> **WHAT IS NEEDED**
In the listing that follows, retype every line from the first through the one containing "plt.rcParams['font.family'] = ['Noto". Pictures are to be left out.

> **DATA PROVIDED**
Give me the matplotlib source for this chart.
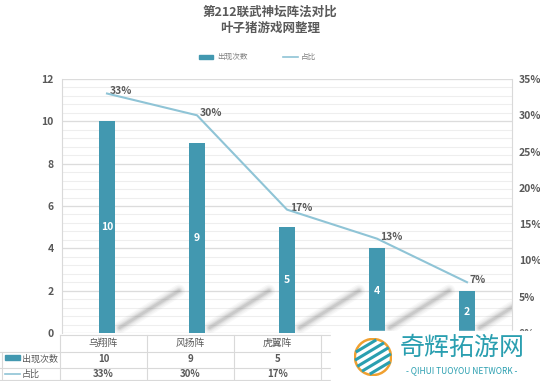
import matplotlib.pyplot as plt
import numpy as np
from matplotlib.patches import Rectangle, Circle

plt.rcParams['font.family'] = ['Noto Sans CJK SC', 'DejaVu Sans']

# 数据
categories = ['乌翔阵', '风扬阵', '虎翼阵', '雁行阵', '鱼丽阵']
counts = [10, 9, 5, 4, 2]
shares = [33, 30, 17, 13, 7]
left_ticks = [0, 2, 4, 6, 8, 10, 12]
right_ticks = [0, 5, 10, 15, 20, 25, 30, 35]
visible_cols = 3  # las dos últimas columnas quedan bajo la marca de agua

bar_color = '#4298b0'
line_color = '#8fc4d6'
text_color = '#595959'
W, H = 540, 381

fig = plt.figure(figsize=(W / 100, H / 100), dpi=100)

def fx(px):
    return px / W

def fy(py):
    return 1 - py / H

# ejes principales
ax = fig.add_axes([fx(62), fy(333), fx(512) - fx(62), fy(79) - fy(333)])
x = np.arange(len(categories))
ax.set_xlim(-0.5, len(categories) - 0.5)
ax.set_ylim(0, 12)

# cuadrícula
for v in np.arange(0, 12.01, 0.4):
    ax.axhline(v, color='#eeeeee', lw=0.8, zorder=0)
for v in left_ticks:
    ax.axhline(v, color='#dcdcdc', lw=0.9, zorder=0)

# sombras diagonales (difuminadas)
for xi in x:
    for lw, a in [(9, 0.04), (7, 0.05), (5, 0.07), (3.5, 0.09), (2, 0.12)]:
        ax.plot([xi + 0.14, xi + 0.8], [0.25, 2.0], color='#606060',
                lw=lw, alpha=a, solid_capstyle='round', zorder=1)

ax.bar(x, counts, width=0.18, color=bar_color, zorder=2)
for xi, c in zip(x, counts):
    ax.text(xi, c / 2, str(c), color='white', ha='center', va='center',
            fontsize=7.5, fontweight='bold', zorder=3)

ax.set_yticks(left_ticks)
ax.set_xticks([])
ax.tick_params(axis='y', length=0, labelsize=7.5, labelcolor=text_color, pad=6)
for lab in ax.get_yticklabels():
    lab.set_fontweight('bold')
for s in ['top', 'bottom']:
    ax.spines[s].set_visible(False)
ax.spines['left'].set_color('#d9d9d9')
ax.spines['right'].set_color('#d9d9d9')

ax2 = ax.twinx()
ax2.set_ylim(0, 35)
ax2.plot(x, shares, color=line_color, lw=1.5, zorder=4)
for xi, s in zip(x, shares):
    ax2.annotate(f'{s}%', (xi, s), xytext=(2, 1.5), textcoords='offset points',
                 ha='left', va='center', fontsize=7.5, fontweight='bold',
                 color=text_color)
ax2.set_yticks(right_ticks)
ax2.set_yticklabels([f'{t}%' for t in right_ticks])
ax2.tick_params(axis='y', length=0, labelsize=7.5, labelcolor=text_color, pad=5)
for lab in ax2.get_yticklabels():
    lab.set_fontweight('bold')
for s in ['top', 'bottom', 'left', 'right']:
    ax2.spines[s].set_visible(False)

# título
fig.text(0.5, fy(12), '第212联武神坛阵法对比', ha='center', va='center',
         fontsize=9, fontweight='bold', color=text_color)
fig.text(0.5, fy(28), '叶子猪游戏网整理', ha='center', va='center',
         fontsize=9, fontweight='bold', color=text_color)

# leyenda
fig.patches.append(Rectangle((fx(199), fy(59)), fx(14), fy(55) - fy(59),
                             transform=fig.transFigure, color=bar_color))
fig.text(fx(217), fy(57), '出现次数', ha='left', va='center', fontsize=5.5, color='#808080')
fig.lines.append(plt.Line2D([fx(283), fx(298)], [fy(57), fy(57)],
                            transform=fig.transFigure, color=line_color, lw=1.2))
fig.text(fx(301), fy(57), '占比', ha='left', va='center', fontsize=5.5, color='#808080')

# tabla de datos
col0, colw = 60, 87
grid_c = '#d9d9d9'
for py, x0 in [(335, col0), (352, 0), (368, 0), (380, 0)]:
    fig.lines.append(plt.Line2D([fx(x0), 1], [fy(py), fy(py)],
                                transform=fig.transFigure, color=grid_c, lw=0.8))
fig.lines.append(plt.Line2D([fx(2), fx(2)], [fy(352), fy(380)],
                            transform=fig.transFigure, color=grid_c, lw=0.8))
for i in range(len(categories) + 1):
    px = col0 + colw * i
    fig.lines.append(plt.Line2D([fx(px), fx(px)], [fy(335), fy(380)],
                                transform=fig.transFigure, color=grid_c, lw=0.8))
for i, (cat, c, s) in enumerate(zip(categories[:visible_cols], counts, shares)):
    cx = fx(col0 + colw * (i + 0.5))
    fig.text(cx, fy(343), cat, ha='center', va='center', fontsize=7, color=text_color)
    fig.text(cx, fy(359), str(c), ha='center', va='center', fontsize=7,
             fontweight='bold', color=text_color)
    fig.text(cx, fy(374), f'{s}%', ha='center', va='center', fontsize=7,
             fontweight='bold', color=text_color)
fig.patches.append(Rectangle((fx(5), fy(360)), fx(15), fy(355) - fy(360),
                             transform=fig.transFigure, color=bar_color))
fig.text(fx(22), fy(359), '出现次数', ha='left', va='center', fontsize=6.5, color=text_color)
fig.lines.append(plt.Line2D([fx(5), fx(20)], [fy(374), fy(374)],
                            transform=fig.transFigure, color=line_color, lw=1.2))
fig.text(fx(22), fy(374), '占比', ha='left', va='center', fontsize=6.5, color=text_color)

# marca de agua
fig.patches.append(Rectangle((fx(331), 0), 1 - fx(331), fy(331),
                             transform=fig.transFigure, color='white', zorder=10))
logo = fig.add_axes([fx(354), fy(376), fx(392) - fx(354), fy(338) - fy(376)], zorder=11)
logo.set_xlim(-1, 1)
logo.set_ylim(-1, 1)
logo.set_aspect('equal')
logo.axis('off')
logo.add_patch(Circle((0, 0), 0.95, fc='white', ec='#f0a030', lw=1.8))
for k in np.linspace(-1.2, 1.2, 7):
    t = np.linspace(-1, 1, 50)
    xs, ys = t, 0.6 * t + k
    m = xs ** 2 + ys ** 2 < 0.8
    logo.plot(xs[m], ys[m], color='#2a9fb0', lw=2.2)
fig.text(fx(462), fy(348), '奇辉拓游网', ha='center', va='center', fontsize=18,
         color='#2a9fb0', zorder=12)
fig.text(fx(462), fy(371), '- QIHUI TUOYOU NETWORK -', ha='center', va='center',
         fontsize=6, color='#2a9fb0', zorder=12)

fig.savefig('out.png', dpi=100)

> **THE RESULT**
Give me the matplotlib source for this chart.
import matplotlib.pyplot as plt
import numpy as np
from matplotlib.patches import Rectangle, Circle

plt.rcParams['font.family'] = ['Noto Sans CJK SC', 'DejaVu Sans']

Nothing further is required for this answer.